Konsumgenossenschaft Vorwärts
Über fünf Jahre lang führte mich der tägliche Weg zur Arbeit an einem alten verlassenen Lagerhaus vorbei, dass mich schon als Kind beeindruckte, nur dass ich nicht den Namen des Bauwerks kannte. Das Dresden meiner Kindheit hatte viele solcher alter und runtergekommener Häuser, die nicht selten verlassen waren, wie beispielsweise der Erlweinspeicher, für mich damals ein Schandfleck am Elbufer und das erste Opfer, sollte ich mal Sprengmeister werden. Heute ist es beachtenswerterweise ein vier Sterne Hotel.
Etwas anderes war es mit der Konsumgenossenschaft „Vorwärts“, von der hier die Rede sein soll. Das Gebäude liegt nur etwas südlich der Stadtmitte Dresdens, jedoch ist es recht versteckt. Die am Haus vorbeiführende Fabrikstraße endet offiziell nur wenige hundert Meter weiter unter der Nossener Brücke ohne dass irgendein Ort von Interesse in dieser Gegend wäre, wenn man vom Kraftwerk Nossener Brücke absieht. Die auf der anderen Seite des Bauwerks entlangführende Bahntrasse kennt hier keinen Haltepunkt. Trotzdem reichen meine Erinnerungen, lange zurück an den dunklen Klinkerbau, in der schmutzigen weil, industriell geprägten Gegend, in die man außerordentlich selten kam. Doch dieses Haus hatte etwas. Ich denke, ich war vor allem von den langen horizontalen Fensterreihen beeindruckt. Auch war mir so recht nie klar, wofür dieses Haus eigentlich gebaut wurde. Doch erst mit der Zeit meiner täglichen Arbeitswege fiel meine Beachtung stärker auf den rötlichen Backsteinbau.
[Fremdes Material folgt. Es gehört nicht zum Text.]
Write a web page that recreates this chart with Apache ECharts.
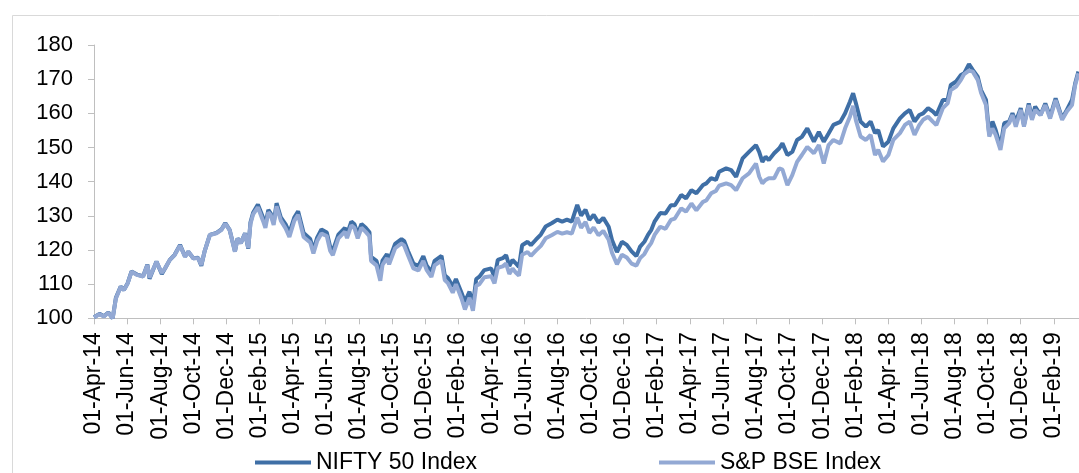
<!DOCTYPE html>
<html>
<head>
<meta charset="utf-8">
<script src="https://cdn.jsdelivr.net/npm/echarts@6/dist/echarts.min.js"></script>
<style>
html,body{margin:0;padding:0;background:#fff;}
#chart{width:1079px;height:473px;}
</style>
</head>
<body>
<div id="chart"></div>
<script>
const dates = [
'2014-04-01','2014-04-11','2014-04-19','2014-04-27','2014-05-05','2014-05-11','2014-05-20','2014-05-26',
'2014-06-02','2014-06-09','2014-06-19','2014-06-30','2014-07-08','2014-07-12','2014-07-25','2014-08-04',
'2014-08-10','2014-08-19','2014-08-28','2014-09-07','2014-09-16','2014-09-22','2014-10-01','2014-10-10',
'2014-10-16','2014-10-22','2014-11-01','2014-11-13','2014-11-22','2014-11-29','2014-12-07','2014-12-17',
'2014-12-22','2014-12-28','2015-01-05','2015-01-11','2015-01-15','2015-01-20','2015-01-29','2015-02-07',
'2015-02-11','2015-02-16','2015-02-20','2015-02-25','2015-03-02','2015-03-10','2015-03-19','2015-03-26',
'2015-04-04','2015-04-11','2015-04-21','2015-05-03','2015-05-09','2015-05-16','2015-05-24','2015-06-03',
'2015-06-09','2015-06-14','2015-06-24','2015-07-06','2015-07-10','2015-07-18','2015-07-24','2015-07-30',
'2015-08-06','2015-08-14','2015-08-21','2015-08-24','2015-09-03','2015-09-10','2015-09-14','2015-09-22',
'2015-09-26','2015-10-07','2015-10-19','2015-10-24','2015-10-31','2015-11-10','2015-11-19','2015-11-28',
'2015-12-04','2015-12-13','2015-12-19','2016-01-01','2016-01-07','2016-01-13','2016-01-22','2016-01-28',
'2016-02-07','2016-02-13','2016-02-21','2016-02-27','2016-03-04','2016-03-10','2016-03-19','2016-04-01',
'2016-04-07','2016-04-13','2016-04-22','2016-04-28','2016-05-04','2016-05-10','2016-05-16','2016-05-22',
'2016-05-28','2016-06-07','2016-06-13','2016-06-22','2016-07-01','2016-07-10','2016-07-22','2016-08-01',
'2016-08-10','2016-08-19','2016-08-28','2016-09-07','2016-09-14','2016-09-22','2016-09-29','2016-10-07',
'2016-10-16','2016-10-25','2016-11-04','2016-11-10','2016-11-19','2016-11-28','2016-12-07','2016-12-16',
'2016-12-25','2017-01-01','2017-01-09','2017-01-16','2017-01-22','2017-01-28','2017-02-07','2017-02-16',
'2017-02-25','2017-03-04','2017-03-16','2017-03-25','2017-04-04','2017-04-13','2017-04-16','2017-04-25',
'2017-05-01','2017-05-10','2017-05-19','2017-05-25','2017-06-07','2017-06-16','2017-06-25','2017-07-07',
'2017-07-19','2017-08-01','2017-08-07','2017-08-13','2017-08-19','2017-08-25','2017-09-04','2017-09-13',
'2017-09-19','2017-09-28','2017-10-07','2017-10-16','2017-10-25','2017-11-04','2017-11-16','2017-11-25',
'2017-12-04','2017-12-13','2017-12-22','2018-01-04','2018-01-13','2018-01-22','2018-01-28','2018-02-02',
'2018-02-10','2018-02-19','2018-02-27','2018-03-07','2018-03-13','2018-03-22','2018-04-01','2018-04-10',
'2018-04-22','2018-05-01','2018-05-10','2018-05-19','2018-05-28','2018-06-04','2018-06-13','2018-06-22',
'2018-06-28','2018-07-10','2018-07-19','2018-07-25','2018-08-04','2018-08-13','2018-08-19','2018-08-28',
'2018-09-04','2018-09-13','2018-09-19','2018-09-28','2018-10-04','2018-10-10','2018-10-16','2018-10-25',
'2018-11-01','2018-11-10','2018-11-16','2018-11-22','2018-12-01','2018-12-07','2018-12-16','2018-12-22',
'2018-12-28','2019-01-07','2019-01-16','2019-01-25','2019-02-04','2019-02-15','2019-02-23','2019-03-04',
'2019-03-10','2019-03-16'
];

const nifty = [
100.3,101.3,100.6,101.7,100.0,106.0,109.3,108.3,
110.3,113.7,112.8,112.3,115.7,111.6,116.6,113.0,
114.6,117.1,118.6,121.5,118.1,119.5,117.6,117.7,
115.4,119.5,124.4,125.0,126.0,127.9,125.9,119.6,
123.4,122.0,124.9,120.4,128.0,130.9,133.3,129.5,
127.5,131.7,130.7,128.0,133.7,129.5,127.5,125.0,
129.5,131.3,125.0,123.2,120.0,123.6,126.0,125.1,
121.0,119.8,124.5,126.5,124.6,128.3,127.5,124.6,
127.6,126.5,125.2,118.0,116.8,112.8,116.9,118.8,
117.0,121.8,123.2,122.6,119.8,116.0,115.3,118.2,
115.5,113.6,116.8,118.3,112.6,111.8,109.3,111.5,
107.5,104.8,107.8,104.0,111.5,112.2,114.1,114.6,
112.0,117.1,117.6,118.5,115.3,117.1,116.1,115.0,
121.4,122.4,121.4,123.0,124.5,126.9,127.9,128.9,
128.3,128.9,128.3,133.2,130.1,131.8,128.8,130.3,
128.0,129.4,126.8,122.9,119.4,122.4,121.5,119.6,
118.2,121.0,122.4,124.5,125.9,128.3,130.8,130.7,
133.1,133.1,136.1,135.1,137.5,136.6,136.1,139.0,
139.5,141.0,140.5,142.9,143.9,143.4,141.4,146.8,
148.7,150.7,148.7,145.8,147.3,146.3,148.3,149.7,
151.2,147.8,148.7,152.2,153.1,155.6,151.7,154.6,
151.7,154.1,156.6,157.5,160.0,163.4,165.9,163.0,
157.6,156.1,157.6,154.2,155.1,150.3,151.7,155.6,
158.5,160.0,161.0,157.6,159.5,160.0,161.5,160.5,
159.5,163.9,163.9,168.3,169.3,171.2,171.7,174.4,
172.7,170.7,166.8,163.9,153.7,157.6,155.1,150.3,
157.1,157.6,160.0,157.6,161.5,156.6,162.9,158.5,
162.0,159.5,162.9,159.0,164.4,158.5,161.0,163.9,
168.8,172.2
];

const bse = [
100.3,101.2,100.5,101.6,100.0,105.8,109.2,108.3,
110.2,113.6,112.7,112.2,115.6,111.9,116.5,113.3,
114.6,117.1,118.5,121.3,118.0,119.5,117.6,117.6,
115.6,119.5,124.4,124.9,125.9,127.7,125.9,119.5,
123.3,122.0,124.8,120.6,127.6,130.4,132.5,128.5,
126.5,131.0,130.2,127.3,132.8,128.6,126.3,123.8,
128.5,130.3,123.8,122.2,119.0,122.6,124.8,124.1,
119.8,118.5,123.4,125.4,123.5,127.2,126.4,123.4,
126.5,125.3,124.0,116.8,115.5,111.0,115.6,117.6,
115.8,120.5,121.9,121.3,118.5,114.6,114.0,116.8,
114.2,112.1,115.5,116.9,111.2,110.3,107.5,110.0,
105.8,102.6,106.0,102.2,109.5,110.0,112.0,112.3,
110.2,114.8,115.2,116.0,113.0,114.6,113.4,112.5,
118.6,119.4,118.3,119.8,121.2,123.4,124.4,125.3,
124.8,125.2,124.8,129.5,126.5,128.2,125.0,126.6,
124.3,125.6,123.0,119.2,115.8,118.6,117.8,116.0,
115.4,117.6,118.8,120.8,122.1,124.4,126.8,126.2,
128.8,129.2,132.2,131.2,133.6,131.6,131.2,134.1,
134.5,136.6,137.3,138.8,139.5,139.0,137.5,141.0,
142.4,145.3,141.5,139.5,140.5,141.0,141.0,143.9,
143.5,139.0,141.9,145.8,147.8,150.2,148.3,150.7,
145.3,150.7,152.2,151.2,155.6,159.0,162.2,158.0,
153.2,152.2,153.7,147.8,149.3,145.9,147.8,152.2,
154.2,156.6,157.6,153.7,156.6,158.1,159.0,157.5,
156.6,161.5,162.9,166.8,167.8,169.8,171.5,172.5,
172.2,169.8,166.0,162.4,153.2,155.6,153.7,149.3,
155.6,157.1,159.5,156.1,161.0,156.1,162.4,158.1,
161.0,159.5,162.4,158.5,163.9,158.1,160.5,162.4,
168.3,171.7
];

const monthNames = ['Jan','Feb','Mar','Apr','May','Jun','Jul','Aug','Sep','Oct','Nov','Dec'];
const yTicks = {min: 100, max: 180, step: 10};

function toMonths(s) {
  const p = s.split('-').map(Number);
  const dim = new Date(p[0], p[1], 0).getDate();
  return (p[0] - 2014) * 12 + (p[1] - 4) + (p[2] - 1) / dim;
}
function monthLabel(m) {
  const r = Math.round(m);
  if (Math.abs(m - r) > 1e-6) return '';
  const idx = 3 + r;
  const y = 2014 + Math.floor(idx / 12);
  return '01-' + monthNames[idx % 12] + '-' + String(y).slice(2);
}

const niftyData = dates.map((d, i) => [toMonths(d), nifty[i]]);
const bseData = dates.map((d, i) => [toMonths(d), bse[i]]);

const FONT = 'Arial, "Liberation Sans", sans-serif';
const chart = echarts.init(document.getElementById('chart'), null, {renderer: 'canvas'});
chart.setOption({
  animation: false,
  backgroundColor: '#ffffff',
  graphic: [{
    type: 'rect', left: 10, top: 13, z: -10, silent: true,
    shape: {x: 0, y: 0, width: 1200, height: 600},
    style: {fill: 'none', stroke: '#d9d9d9', lineWidth: 1}
  }],
  grid: {left: 94, right: 0, top: 45, bottom: 154.7, containLabel: false},
  legend: [{
    left: 250, top: 446, itemWidth: 56, itemHeight: 4, icon: 'rect',
    data: ['NIFTY 50 Index'],
    textStyle: {fontFamily: FONT, fontSize: 23, color: '#000'}
  }, {
    left: 654, top: 446, itemWidth: 56, itemHeight: 4, icon: 'rect',
    data: ['S&P BSE Index'],
    textStyle: {fontFamily: FONT, fontSize: 23, color: '#000'}
  }],
  xAxis: {
    type: 'value', min: 0, max: 59.52, interval: 2,
    axisLine: {show: true, lineStyle: {color: '#bfbfbf', width: 1}},
    axisTick: {show: true, length: 6, lineStyle: {color: '#bfbfbf'}},
    splitLine: {show: false},
    axisLabel: {
      rotate: 90, margin: 14, color: '#000', fontFamily: FONT, fontSize: 23,
      showMaxLabel: false, formatter: monthLabel
    }
  },
  yAxis: {
    type: 'value', min: yTicks.min, max: yTicks.max, interval: yTicks.step,
    axisLine: {show: true, lineStyle: {color: '#bfbfbf', width: 1}},
    axisTick: {show: true, length: 6, lineStyle: {color: '#bfbfbf'}},
    splitLine: {show: false},
    axisLabel: {margin: 21, color: '#000', fontFamily: FONT, fontSize: 22}
  },
  series: [{
    name: 'NIFTY 50 Index', type: 'line', data: niftyData, showSymbol: false, symbol: 'none',
    lineStyle: {color: '#3f6fa6', width: 4}, itemStyle: {color: '#3f6fa6'}
  }, {
    name: 'S&P BSE Index', type: 'line', data: bseData, showSymbol: false, symbol: 'none',
    lineStyle: {color: '#93a9d4', width: 4}, itemStyle: {color: '#93a9d4'}
  }]
});
</script>
</body>
</html>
Das mit der Straße eine leichte Kurve vollziehende Gebäude, des Fleischverarbeitungsbetriebs der Konsumgenossenschaft „Vorwärts“, wurde von 1927 bis 1930 gebaut. Geplant hatte es der Dresdner Architekt Kurt Bärbig. Das sechsgeschossige Haus sollte Teil eines großen Komplexes für die Nahrungsmittelproduktion der Stadt werden. Dessen Ausführung wurde aber nie beendet, da die Weltwirtschaftskrise einen Weiterbau stoppte. Das bestehende Bauwerk ist durch einen Tunnel mit einer Wagenhalle auf der gegenüberliegenden Straßenseite verbunden. Diese von Karl Schmidt geplante Halle ist leider auch nicht mehr benutzt, seit dort vor einigen Jahren eine Go-Cart Bahn auszog.
Das heute leider leer stehende Haus der Konsumgenossenschaft besteht aus zwei Flügeln, die in einem stumpfen Winkel durch einen gläsernen Turm verbunden werden, der allerdings gegen Vandalismus geschützt, mit Brettern verdeckt wird. Bärbig hat sich mit diesem Haus eng an den Stil des Architekten Erich Mendelsohn gehalten, besonders deutlich wird dies mit den horizontalen über die geschwungene Ecke verlaufenden Fensterreihen. Dieser dem Typus der Neuen Sachlichkeit verbundene Stil, zeigt auch heute noch eine schlichte Eleganz und eine wunderbar unaufdringliche Dynamik. Untypisch für Dresden ist das Haus ein mit Klinkern verkleideter Stahlskelettbau. Alle Freunde moderner Architektur können nur hoffen, dass sich in absehbarer Zukunft eine neue Nutzungsmöglichkeit für dieses schöne und mittlerweile denkmalgeschützte Gebäude finden wird.